BEGIN Exercise materials

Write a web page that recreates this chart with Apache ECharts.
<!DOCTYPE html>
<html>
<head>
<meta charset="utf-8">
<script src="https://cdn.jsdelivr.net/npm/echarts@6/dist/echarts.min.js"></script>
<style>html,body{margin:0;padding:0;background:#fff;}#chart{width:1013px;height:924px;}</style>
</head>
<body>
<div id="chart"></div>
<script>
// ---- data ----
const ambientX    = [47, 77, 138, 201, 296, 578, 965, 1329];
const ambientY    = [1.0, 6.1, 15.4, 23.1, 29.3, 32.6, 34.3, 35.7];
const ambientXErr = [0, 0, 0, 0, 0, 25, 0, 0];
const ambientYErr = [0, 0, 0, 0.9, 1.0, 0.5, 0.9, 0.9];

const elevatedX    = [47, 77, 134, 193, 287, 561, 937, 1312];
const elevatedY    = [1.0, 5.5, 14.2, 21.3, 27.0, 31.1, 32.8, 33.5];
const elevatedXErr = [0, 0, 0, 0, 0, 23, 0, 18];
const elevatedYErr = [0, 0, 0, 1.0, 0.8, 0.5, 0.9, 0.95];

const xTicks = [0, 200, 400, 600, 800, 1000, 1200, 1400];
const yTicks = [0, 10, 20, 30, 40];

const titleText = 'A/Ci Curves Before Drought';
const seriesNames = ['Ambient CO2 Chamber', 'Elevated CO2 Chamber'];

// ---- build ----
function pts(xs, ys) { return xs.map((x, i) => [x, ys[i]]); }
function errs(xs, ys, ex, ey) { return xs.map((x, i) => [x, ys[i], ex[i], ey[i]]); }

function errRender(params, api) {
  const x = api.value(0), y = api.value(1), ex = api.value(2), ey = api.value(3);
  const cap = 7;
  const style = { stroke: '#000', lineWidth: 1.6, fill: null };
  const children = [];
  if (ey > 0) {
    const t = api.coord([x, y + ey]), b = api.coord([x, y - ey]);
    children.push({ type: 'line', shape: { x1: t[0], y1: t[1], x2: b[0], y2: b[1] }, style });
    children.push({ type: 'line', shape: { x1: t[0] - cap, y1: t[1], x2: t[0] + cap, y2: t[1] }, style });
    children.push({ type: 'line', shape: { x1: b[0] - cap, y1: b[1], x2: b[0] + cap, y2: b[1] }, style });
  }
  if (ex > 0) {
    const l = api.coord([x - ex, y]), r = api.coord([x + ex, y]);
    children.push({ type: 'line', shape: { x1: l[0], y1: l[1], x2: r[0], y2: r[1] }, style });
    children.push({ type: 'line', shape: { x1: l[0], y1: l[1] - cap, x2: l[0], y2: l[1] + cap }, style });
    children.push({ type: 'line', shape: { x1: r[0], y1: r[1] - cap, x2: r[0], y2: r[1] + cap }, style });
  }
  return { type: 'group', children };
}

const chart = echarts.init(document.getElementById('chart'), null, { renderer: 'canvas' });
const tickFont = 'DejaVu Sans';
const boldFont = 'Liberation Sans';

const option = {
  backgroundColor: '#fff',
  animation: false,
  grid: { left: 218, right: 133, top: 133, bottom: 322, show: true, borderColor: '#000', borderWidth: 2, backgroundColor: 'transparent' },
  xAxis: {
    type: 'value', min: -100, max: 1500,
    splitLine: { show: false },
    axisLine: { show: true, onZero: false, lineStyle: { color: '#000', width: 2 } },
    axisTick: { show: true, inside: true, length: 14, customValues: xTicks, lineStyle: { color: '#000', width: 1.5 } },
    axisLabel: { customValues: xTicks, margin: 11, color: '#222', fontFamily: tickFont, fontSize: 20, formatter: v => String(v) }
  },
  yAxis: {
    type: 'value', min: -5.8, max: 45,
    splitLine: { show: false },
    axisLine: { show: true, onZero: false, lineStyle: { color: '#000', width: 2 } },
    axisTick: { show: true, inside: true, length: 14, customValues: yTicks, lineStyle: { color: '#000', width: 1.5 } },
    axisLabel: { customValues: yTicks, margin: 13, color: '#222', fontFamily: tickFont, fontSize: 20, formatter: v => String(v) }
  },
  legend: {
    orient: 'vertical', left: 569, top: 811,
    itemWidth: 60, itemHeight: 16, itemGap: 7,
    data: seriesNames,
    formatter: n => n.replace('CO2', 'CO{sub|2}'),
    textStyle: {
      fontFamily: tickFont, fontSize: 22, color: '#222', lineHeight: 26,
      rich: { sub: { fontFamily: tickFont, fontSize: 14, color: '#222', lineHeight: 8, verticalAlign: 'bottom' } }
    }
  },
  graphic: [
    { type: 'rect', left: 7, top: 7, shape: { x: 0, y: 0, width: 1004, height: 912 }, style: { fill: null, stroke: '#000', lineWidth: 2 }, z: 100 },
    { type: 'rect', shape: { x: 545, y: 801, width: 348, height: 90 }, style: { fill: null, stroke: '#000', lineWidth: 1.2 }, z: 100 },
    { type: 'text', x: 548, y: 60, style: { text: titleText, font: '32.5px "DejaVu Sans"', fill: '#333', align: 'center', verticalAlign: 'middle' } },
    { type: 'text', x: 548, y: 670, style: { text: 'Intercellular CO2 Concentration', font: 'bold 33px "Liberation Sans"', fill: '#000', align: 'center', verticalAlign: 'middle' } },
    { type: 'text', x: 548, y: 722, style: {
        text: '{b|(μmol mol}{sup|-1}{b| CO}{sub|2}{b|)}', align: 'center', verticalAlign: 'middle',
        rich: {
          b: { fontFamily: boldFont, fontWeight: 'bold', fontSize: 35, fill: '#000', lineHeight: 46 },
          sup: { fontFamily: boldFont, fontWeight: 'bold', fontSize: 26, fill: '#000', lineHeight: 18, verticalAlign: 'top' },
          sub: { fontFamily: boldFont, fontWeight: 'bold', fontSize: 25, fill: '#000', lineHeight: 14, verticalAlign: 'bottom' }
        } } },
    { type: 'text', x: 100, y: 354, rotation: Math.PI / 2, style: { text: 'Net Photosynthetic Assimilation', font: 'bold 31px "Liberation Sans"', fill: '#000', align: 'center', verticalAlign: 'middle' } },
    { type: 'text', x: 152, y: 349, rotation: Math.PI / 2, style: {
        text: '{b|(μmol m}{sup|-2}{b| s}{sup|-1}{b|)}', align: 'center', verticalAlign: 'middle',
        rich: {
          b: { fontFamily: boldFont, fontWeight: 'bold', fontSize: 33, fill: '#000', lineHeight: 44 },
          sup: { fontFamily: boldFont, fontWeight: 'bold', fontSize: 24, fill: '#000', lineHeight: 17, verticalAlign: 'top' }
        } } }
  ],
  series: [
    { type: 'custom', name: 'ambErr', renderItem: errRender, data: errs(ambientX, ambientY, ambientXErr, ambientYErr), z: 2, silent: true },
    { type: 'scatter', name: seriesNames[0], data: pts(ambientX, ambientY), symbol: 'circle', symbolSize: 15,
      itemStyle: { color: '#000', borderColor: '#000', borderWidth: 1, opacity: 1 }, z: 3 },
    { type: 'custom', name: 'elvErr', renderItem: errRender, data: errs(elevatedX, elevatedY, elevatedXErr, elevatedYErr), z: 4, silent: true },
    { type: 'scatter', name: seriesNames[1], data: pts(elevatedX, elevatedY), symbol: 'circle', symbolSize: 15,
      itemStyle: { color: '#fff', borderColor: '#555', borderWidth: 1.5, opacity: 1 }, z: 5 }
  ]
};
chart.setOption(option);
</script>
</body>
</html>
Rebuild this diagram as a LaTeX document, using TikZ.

END Exercise materials

Objective | Give the number of lines in the data that contain "this", with no other words.

Exercise answer | 2